La République contre son Ecole
de Muriel Fitoussi, Eddy Khaldi

critiqué par CHALOT, le 30 novembre 2011
(Vaux le Pénil - 76 ans)


La note:  étoiles
un diagnostic rigoureux et accessible
«  La République
contre son École »
d'Eddy Khaldi et de Muriel Fitousi
Éditions Demopolis
310 pages
novembre 2011
21 €

La « sainte » alliance contre l'école publique!

Quand certains entendent le mot « République », ils sortent leurs revolvers...
Il est vrai que les « libéraux » et la hiérarchie catholique ne rêvent que de briser les bases de la République pour pouvoir régner en maîtres sur les finances et les âmes.
Comme l'expliquent avec humour Eddy Khaldi et Muriel Fitoussi :
« A vouloir recruter ainsi massivement et bien au-delà d'une demande « naturelle »liée à la foi, il y a pour l'enseignement catholique, une sorte de péché « lucratif », en forme de publicité mensongère peu compatible avec une mission éducative qui prétend s'inspirer des Évangiles »!?

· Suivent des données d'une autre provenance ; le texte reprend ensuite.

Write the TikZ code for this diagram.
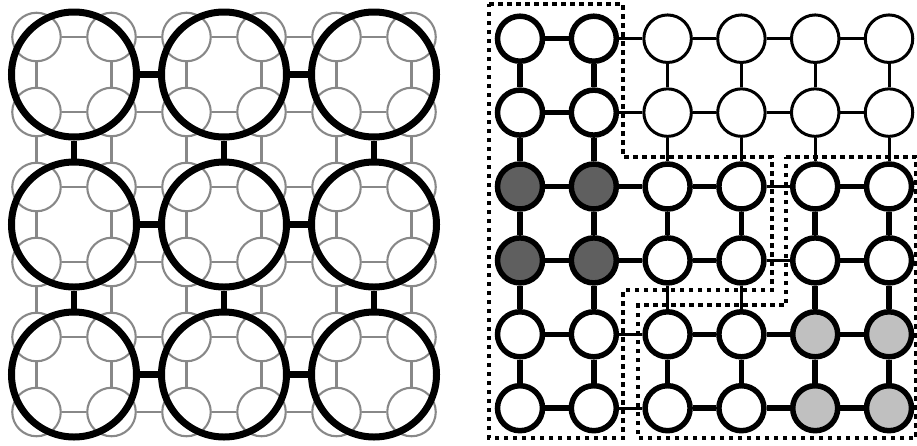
\documentclass[tikz,border=0pt]{standalone}
\definecolor{smallgray}{HTML}{888888}
\definecolor{darkfill}{HTML}{5F5F5F}
\definecolor{lightfill}{HTML}{C0C0C0}
\newcommand\getreg[3]{%
  \ifnum#1<3 \def#3{1}\else
    \ifnum#2<3 \def#3{2}\else
      \ifnum#1<5 \ifnum#2<5 \def#3{1}\else \def#3{3}\fi
      \else \def#3{3}\fi
    \fi
  \fi}
\newcommand\edgew[2]{%
  \ifnum#1=#2 \ifnum#1=2 \def\ew{3pt}\else\def\ew{5.5pt}\fi
  \else\def\ew{3pt}\fi}
\begin{document}
\begin{tikzpicture}[x=1pt,y=-1pt,
  small/.style={circle,draw=smallgray,line width=2.1pt,minimum size=48.5pt,inner sep=0pt},
  big/.style={circle,draw=black,line width=7pt,minimum size=125pt,inner sep=0pt},
  grayedge/.style={draw=smallgray,line width=2.1pt},
  bigedge/.style={draw=black,line width=6.5pt},
  rnode/.style={circle,draw=black,inner sep=0pt},
  regionbox/.style={draw=black,line width=4.5pt,dash pattern=on 4.5pt off 4.5pt}]
\useasboundingbox (0,0) rectangle (917,445);
% ---------- left panel ----------
\foreach \ix in {1,...,6}{\foreach \iy in {1,...,6}{
  \node[small] (s-\ix-\iy) at ({36.5+75*(\ix-1)},{37+75*(\iy-1)}) {};
}}
\foreach \ix in {1,...,5}{\foreach \iy in {1,...,6}{
  \pgfmathtruncatemacro\nx{\ix+1}
  \draw[grayedge] (s-\ix-\iy) -- (s-\nx-\iy);
  \draw[grayedge] (s-\iy-\ix) -- (s-\iy-\nx);
}}
\foreach \ix in {1,2,3}{\foreach \iy in {1,2,3}{
  \node[big] (b-\ix-\iy) at ({74+150*(\ix-1)},{74.5+150*(\iy-1)}) {};
}}
\foreach \ix in {1,2}{\foreach \iy in {1,2,3}{
  \pgfmathtruncatemacro\nx{\ix+1}
  \draw[bigedge] (b-\ix-\iy) -- (b-\nx-\iy);
  \draw[bigedge] (b-\iy-\ix) -- (b-\iy-\nx);
}}
% ---------- right panel ----------
\foreach \cx in {1,...,6}{\foreach \ry in {1,...,6}{
  \getreg{\cx}{\ry}\rg
  \def\fc{white}%
  \ifnum\cx<3 \ifnum\ry>2 \ifnum\ry<5 \def\fc{darkfill}\fi\fi\fi
  \ifnum\cx>4 \ifnum\ry>4 \def\fc{lightfill}\fi\fi
  \ifnum\rg=2 \def\lw{3pt}\def\ms{47.5pt}\else\def\lw{5.5pt}\def\ms{45pt}\fi
  \node[rnode,line width=\lw,minimum size=\ms,fill=\fc] (r-\cx-\ry)
    at ({520+73.8*(\cx-1)},{38.7+73.9*(\ry-1)}) {};
}}
\foreach \cx in {1,...,6}{\foreach \ry in {1,...,6}{
  \pgfmathtruncatemacro\cn{\cx+1}
  \pgfmathtruncatemacro\rn{\ry+1}
  \ifnum\cx<6
    \getreg{\cx}{\ry}\ra \getreg{\cn}{\ry}\rb
    \edgew{\ra}{\rb}
    \draw[line width=\ew] (r-\cx-\ry) -- (r-\cn-\ry);
  \fi
  \ifnum\ry<6
    \getreg{\cx}{\ry}\ra \getreg{\cx}{\rn}\rb
    \edgew{\ra}{\rb}
    \draw[line width=\ew] (r-\cx-\ry) -- (r-\cx-\rn);
  \fi
}}
\draw[regionbox] (489,4) -- (623,4) -- (623,157) -- (772,157) -- (772,290)
  -- (623,290) -- (623,438) -- (489,438) -- cycle;
\draw[regionbox] (786,157) -- (916,157) -- (916,438) -- (638,438)
  -- (638,305) -- (786,305) -- cycle;
\end{tikzpicture}
\end{document}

Les deux auteurs de « Main basse sur l'école publique », ouvrage de référence pour les chercheurs et les militants laïques récidivent en nous livrant un diagnostic actuel sur le détricotage méticuleux opéré par l’Église et ses alliés, de l’Éducation Nationale et de son école publique, accessible à tous.
Les officines réactionnaires sont dans les couloirs du pouvoir, qu'il s'agisse de « SOS Éducation », de « Créer son école » , d' « Enseignement et Liberté » ou de « Famille, école, éducation »pour tenir un discours catastrophiste et éhonté sur la situation de l'école publique
Elles demandent qu'enfin il n'y ait plus que des écoles concurrentes, l'école publique n'étant qu'une entité parmi d'autres.
Les deux auteurs nous montrent comment la loi Debré instaurant une relation entre l’État et chacune des écoles privées avait été elle même contournée et dénaturée.
L’État entretient des relations privilégiées avec l'enseignement catholique et la hiérarchie catholique a instauré une administration bis.
Chacun a son rêve éducatif, la hiérarchie catholique et les libéraux constituant une « cohorte catholico-libérale : « Pour les uns, l'école est appelée à renouer avec son rôle missionnaire d'instrument d'évangélisation, pour conforter une visibilité et une empreinte sociales visant à contourner la séparation des Eglises et de l'Etat. Pour les autres, l'école doit devenir une marchandise. »

Les objectifs visés et les jeux d'alliance sont mis à jour.

C'est ainsi que sont dévoilés les projets et opérations menées avec force par l'Eglise catholique et ses relais pour récupérer « des parts de marché » dans le secteur petite enfance.
Le président de la CNAF, Jean-Louis Deroussen, ancien président de la Fédération CFTC de l'enseignement privé entretient ainsi une »neutralité » bienveillante à l'égard de l'enseignement confessionnel à qui il propose de s'ouvrir aux jardins d'éveil.
Le message est reçu cinq sur cinq par une hiérarchie qui compte ainsi à la fois sur une manne financière et à la fois sur la possibilité d'avoir sous sa main quelques centaines de milliers de jeunes âmes disponibles dès la toute petite enfance... Quant aux obstacles comme cette obligation de passer par un canal associatif pour disposer de subventions publiques, ils sont vite contournés : il suffit de fonder des associations et de les doter de règlements intérieurs stipulant le caractère religieux du projet éducatif... Comme seuls les statuts doivent être adressés aux Préfectures, il n'y a rien à craindre!
Aujourd'hui de nouveaux marchés s'ouvrent pour l'église comme celui de la formation des enseignants du public... La suppression des IUFM libère un grand boulevard...
Si les associations laïques n'avaient pas décidé de monter au créneau y compris devant les juridictions compétentes , les accords Krouchner-Vatican auraient donné aux « universités » catholiques le droit de délivrer des diplômes d'enseignement ( histoire, biologie, sciences de la vie)
Ce n'est que partie remise, diraient certains....
Ce livre est aussi un appel à la mobilisation des laïques pour la défense de la seule école du vivre ensemble... La complaisance électoraliste ou le manque de courage ne peut que profiter à ceux qui sans complexe veulent que la puissance publique continue à « organiser et à financer la concurrence privée avec sa propre école publique »puis à aligner le public sur le privé.
Cet abandon du combat laïque ne peut que conduire à mettre à bas une institution de la République qu'on appelle encore aujourd'hui l’Éducation nationale... Mais pour combien de temps encore!?